* **BRIEF**: Copy all of the material word for word, except for the pictures.

►

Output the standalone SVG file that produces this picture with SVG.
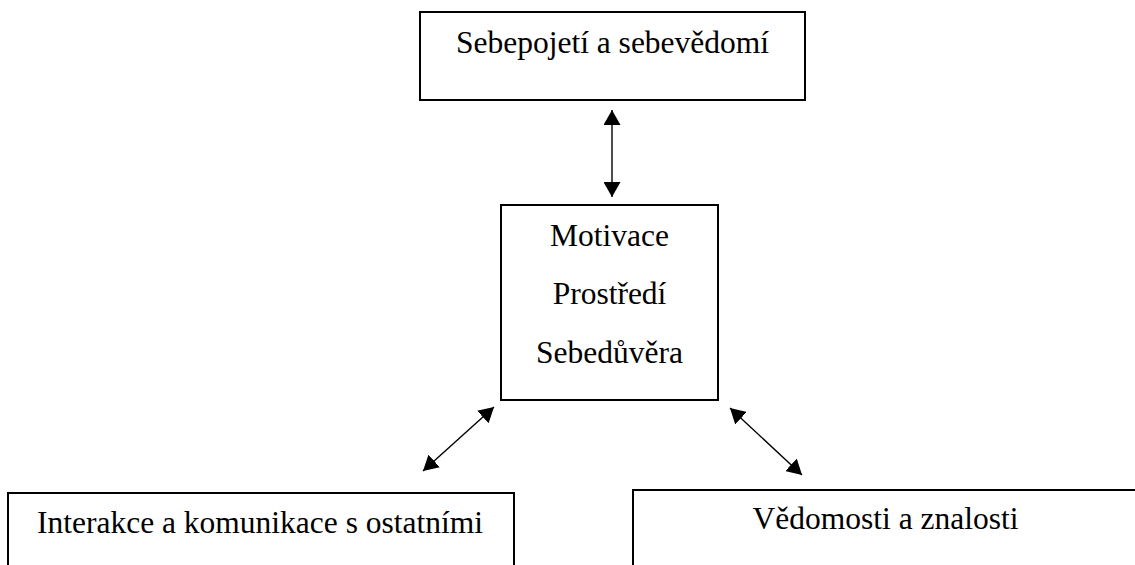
<svg xmlns="http://www.w3.org/2000/svg" width="1135" height="565" viewBox="0 0 1135 565">
<style>
.box{fill:#fff;stroke:#000;stroke-width:2}
.t{font-family:"Liberation Serif","Times New Roman",serif;font-size:31.5px;fill:#000;text-anchor:middle}
.c{stroke:#000;stroke-width:1.4;fill:none;marker-start:url(#ah);marker-end:url(#ah)}
</style>
<defs>
<marker id="ah" markerUnits="userSpaceOnUse" markerWidth="16" markerHeight="17" refX="15" refY="8.5" orient="auto-start-reverse" viewBox="0 0 16 17">
<path d="M0,0 L15,8.5 L0,17 z" fill="#000"/>
</marker>
</defs>
<rect width="1135" height="565" fill="#fff"/>
<g id="n-sebepojeti">
<rect class="box" x="420" y="12" width="385" height="88"/>
<text class="t" x="612.5" y="53">Sebepojetí a sebevědomí</text>
</g>
<g id="n-center">
<rect class="box" x="501" y="205" width="217" height="195"/>
<text class="t" x="609.5" y="246">Motivace</text>
<text class="t" x="609.5" y="304">Prostředí</text>
<text class="t" x="609.5" y="363">Sebedůvěra</text>
</g>
<g id="n-interakce">
<rect class="box" x="8" y="493" width="506" height="90"/>
<text class="t" x="260" y="533">Interakce a komunikace s ostatními</text>
</g>
<g id="n-vedomosti">
<rect class="box" x="633" y="490" width="520" height="90"/>
<text class="t" x="885.5" y="529">Vědomosti a znalosti</text>
</g>
<g id="connectors">
<line class="c" x1="612" y1="110" x2="612" y2="197"/>
<line class="c" x1="494" y1="407" x2="423" y2="471"/>
<line class="c" x1="730" y1="408" x2="802" y2="475"/>
</g>
</svg>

◄

* **WORKED SOLUTION**:
Output the standalone SVG file that produces this picture with SVG.
<svg xmlns="http://www.w3.org/2000/svg" width="1135" height="565" viewBox="0 0 1135 565">
<style>
.box{fill:#fff;stroke:#000;stroke-width:2}
.t{font-family:"Liberation Serif","Times New Roman",serif;font-size:31.5px;fill:#000;text-anchor:middle}
.c{stroke:#000;stroke-width:1.4;fill:none;marker-start:url(#ah);marker-end:url(#ah)}
</style>
<defs>
<marker id="ah" markerUnits="userSpaceOnUse" markerWidth="16" markerHeight="17" refX="15" refY="8.5" orient="auto-start-reverse" viewBox="0 0 16 17">
<path d="M0,0 L15,8.5 L0,17 z" fill="#000"/>
</marker>
</defs>
<rect width="1135" height="565" fill="#fff"/>
<g id="n-sebepojeti">
<rect class="box" x="420" y="12" width="385" height="88"/>
<text class="t" x="612.5" y="53">Sebepojetí a sebevědomí</text>
</g>
<g id="n-center">
<rect class="box" x="501" y="205" width="217" height="195"/>
<text class="t" x="609.5" y="246">Motivace</text>
<text class="t" x="609.5" y="304">Prostředí</text>
<text class="t" x="609.5" y="363">Sebedůvěra</text>
</g>
<g id="n-interakce">
<rect class="box" x="8" y="493" width="506" height="90"/>
<text class="t" x="260" y="533">Interakce a komunikace s ostatními</text>
</g>
<g id="n-vedomosti">
<rect class="box" x="633" y="490" width="520" height="90"/>
<text class="t" x="885.5" y="529">Vědomosti a znalosti</text>
</g>
<g id="connectors">
<line class="c" x1="612" y1="110" x2="612" y2="197"/>
<line class="c" x1="494" y1="407" x2="423" y2="471"/>
<line class="c" x1="730" y1="408" x2="802" y2="475"/>
</g>
</svg>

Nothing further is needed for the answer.